Scott, I was less enthusiastic about this movie than you. The fact is, Sullenberger is an unqualified hero. Sadly, that doesn’t necessarily translate into a great story. Sully is the most boring of heroes – he simply did his job extremely well and saved 155 lives. But to create a story around this, you have to have a goal and you have to have a villain to thwart that goal. Director Clint Eastwood creates a goal of surviving the NTSB inquisition, which makes the NTSB the villains. It’s clumsily executed. The movie ends in an unrealistic courtroom scene that left me feeling the whole movie was a made up story.
From where I was sitting in the audience, the plot was more suited to a made-for-tv movie than a big-screen extravaganza. It sounds like it would be great as it has a true-to-life hero in Sully, big-time director Eastwood, and America’s favorite leading man, Tom Hanks. But scene after scene seemed stilted and put on.
As a case in point, let’s look at what they did to Sully’s poor wife. She’s portrayed as a harried homemaker who was more concerned about whether they were going to lose their summer home than the fact that her husband survived a near-fatal crash. She keeps asking when he’ll be home when she knows he is fighting for his professional life. Now, this is not done to show how unsupportive the real Mrs. Sullenberger was. But rather, to expose to the audience what was at stake for Sully. It’s handled clumsily and throws poor Mrs. Sully under the bus in exchange for exposition. And that’s straight out of the Hallmark Home Movie tradition.
My only quibble is that the movie glossed over the skill it took to land a plane successfully on water. At the time (in 2009), there were numerous stories, all fascinating, of the specific technique needed to bring the plane down on the water’s surface without it plunging immediately to the river bottom. Apparently, Sully had to maneuver the jet to emulate a bird landing on the water, an image and skill that the vast majority of people are unfamiliar with. This achievement should have been highlighted as a major reason behind Sully’s heroism. In addition, it is also true that Sully was saving his own life in landing that plane safely, so to say that he was completely selfless is untrue.
Still, the accomplishment was remarkable and Clint Eastwood deserves kudos for putting together a movie that serves as a worthy tribute to this truly humble hero who wanted no part of the hero label. The handling of the bumbling NTSB and the histrionic wife didn’t particularly bother me that much, except for the apparent fact that these two elements of the story departed from reality quite a bit. In typical Clint style, this movie is about a man who sticks it to “the man”. Sully is a kinder, gentler Dirty Harry.
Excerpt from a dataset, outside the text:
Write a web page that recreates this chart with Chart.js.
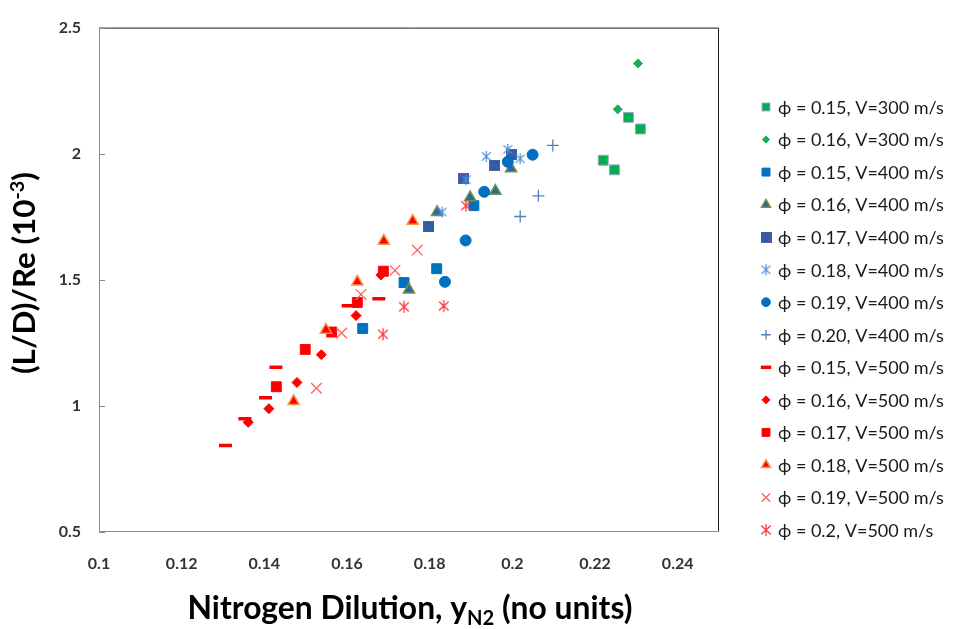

As far as mentorship goes, Sully’s mentor is hard to identify but I think we have hinted at the type of indirect mentor at work in this hero’s life. We’ve seen movies like The Martian in which there is an “implicit mentor” whose training of the hero helped him survive an ordeal. We’ve also seen films like London Has Fallen where the hero is not an actual person but a code of ethics or behavior that the hero lives by. With Sully we see hints of these two types of mentorship at work in Sully’s life. His 42 years of aviation experience were instrumental (pardon the pun), as was mentorship from his father which is hinted at in a brief flashback scene.
Sully is a flawed biopic about a true American hero. They don’t make heroes better than Captain Sullenberger. I enjoyed the film but I can’t get past the unskilled use of the NTSB and Sully’s wife as foils. Compare to the excellent Eye in the Sky which we reviewed earlier this year. In that film both sides of an argument were presented without bias. There was no need to make the NTSB the villains – except to further the narrative that Sully was a persecuted hero. I give Sully just 3 out of 5 Reels.
There’s not doubt that Sully is a hero. By just about any measure one has to appreciate the fact that it was Sully’s devotion to his craft and trade that allowed him to be the right man in the right place at the right time. Then he went further by being so humble about his heroism. I give Sully 5 out of 5 Heroes.
As you point out, Scott, Sully doesn’t expose his mentors directly. It is his training that gives him the strength to pull off the impossible feat of saving 155 souls on a flight that should have crashed. I give Sully’s mentorship 3 out of 5 Mentors.
Sully is yet another triumph for ageless director Clint Eastwood. This movie relies on the time-honored archetype of the hero who is falsely accused of villainy, and much of the successful use of this formula can be attributed to the acting genius of Tom Hanks. No actor could better capture Sullenberger’s earnest humility, moral caring, and quiet competence better than Hanks. This film is a winner and easily earns 4 Reels out of 5.
As I’ve noted, the hero’s journey takes a nontraditional route by first giving us flashbacks of Sully’s recent hero journey involving double-engine failure and a river landing. Then we witness Sully’s subsequent hero’s journey that is less physically dangerous yet more emotionally distressing, in which he must deal with antagonists such as the media, his wife, and the NTSB. Clint Eastwood weaves these two hero’s tales together with great flair and effectiveness. I give our hero Sullenberger a rating of 4 Heroes out of 5.
The mentorship here is subtle, complex, yet pivotal for our hero’s success. Sullenberger’s past training and experience were his strongest allies in the cockpit that day in the air. His father also guided him capably. Later, on the ground and in the unwelcome limelight, Sullenberger flounders about with little mentoring to help him other than his own personal integrity and steadfast confidence that he made all the right moves on that airplane. The mentoring in this movie is present yet elusive. As such, I’ll bump the rating down a bit to 3 Mentors out of 5.